For both Hiebert and Rhodes, the ATV unit offers a working environment that they enjoy. Prior to joining the ATV unit, Hiebert was a motorcycle officer. He says he’s always enjoyed working with machines.
“It’s in the field and it’s something that I enjoy," says Hiebert. "And there are downsides, too. In the summer you deal with the ticks and the heat, but it’s still just one of my passions. I’ve always wanted to be a police officer, since I was a little kid. It’s always something different and with this position, I get to be out in nature as well. I feel pretty honored to have this position.”
As for the police versus the people issues that have cropped up in areas like Ferguson, Missouri, and Baltimore, Maryland, both officers believe that the Kansas City Police Department has a good relationship with the community they serve.
“Here in Kansas City, the public opinion has seemed pretty positive," says Rhodes. "We’ve been down to some of the protests on the Plaza and they have all been very peaceful. As far as our department is concerned, we have a pretty good relationship with the public.
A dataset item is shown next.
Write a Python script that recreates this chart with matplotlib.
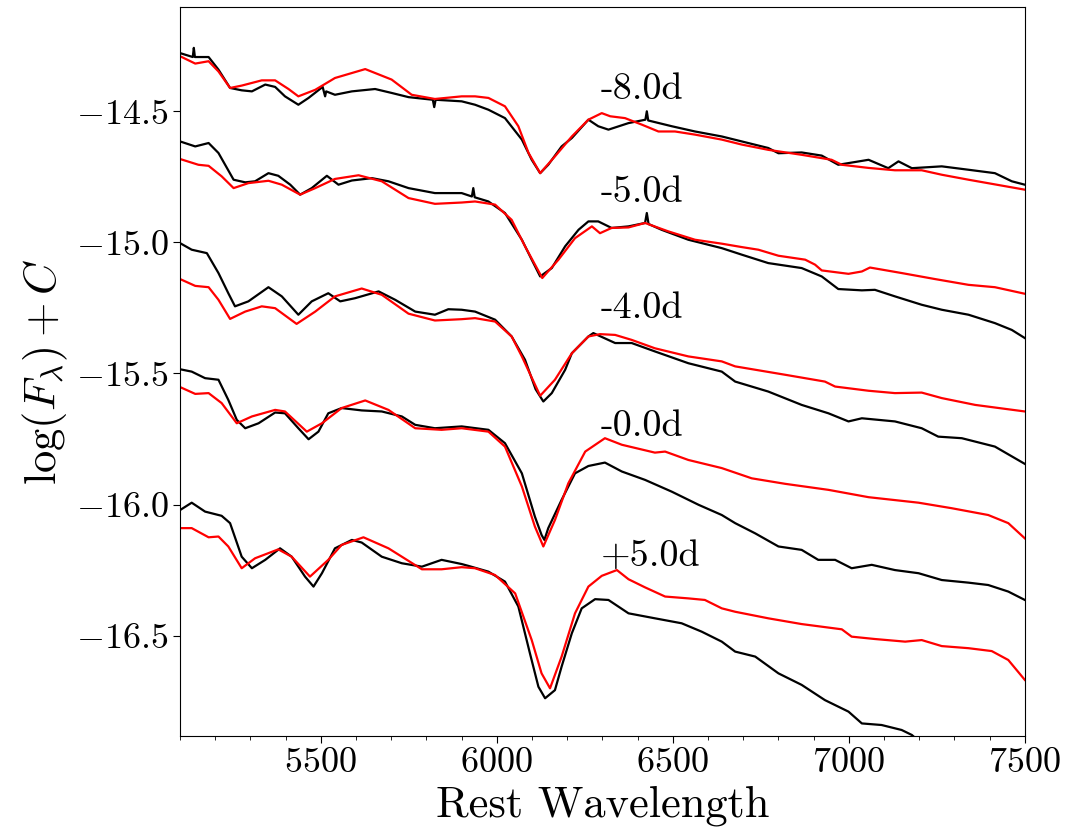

Of course you have extremes on both sides, but as a whole, it’s been good."
Hubert says the police department is very professional.
"Professionalism is pounded into your head in the Academy and we stick to that," he shares. "And as for cleaning up an area, there has to be work put in on both sides and think we’ve done a good job maintaining the relationships that help that to happen here."
For Officers Hiebert and Rhodes, every day is a chance to change the perception of the police in the community and they are doing that on their feet, wherever they need to be.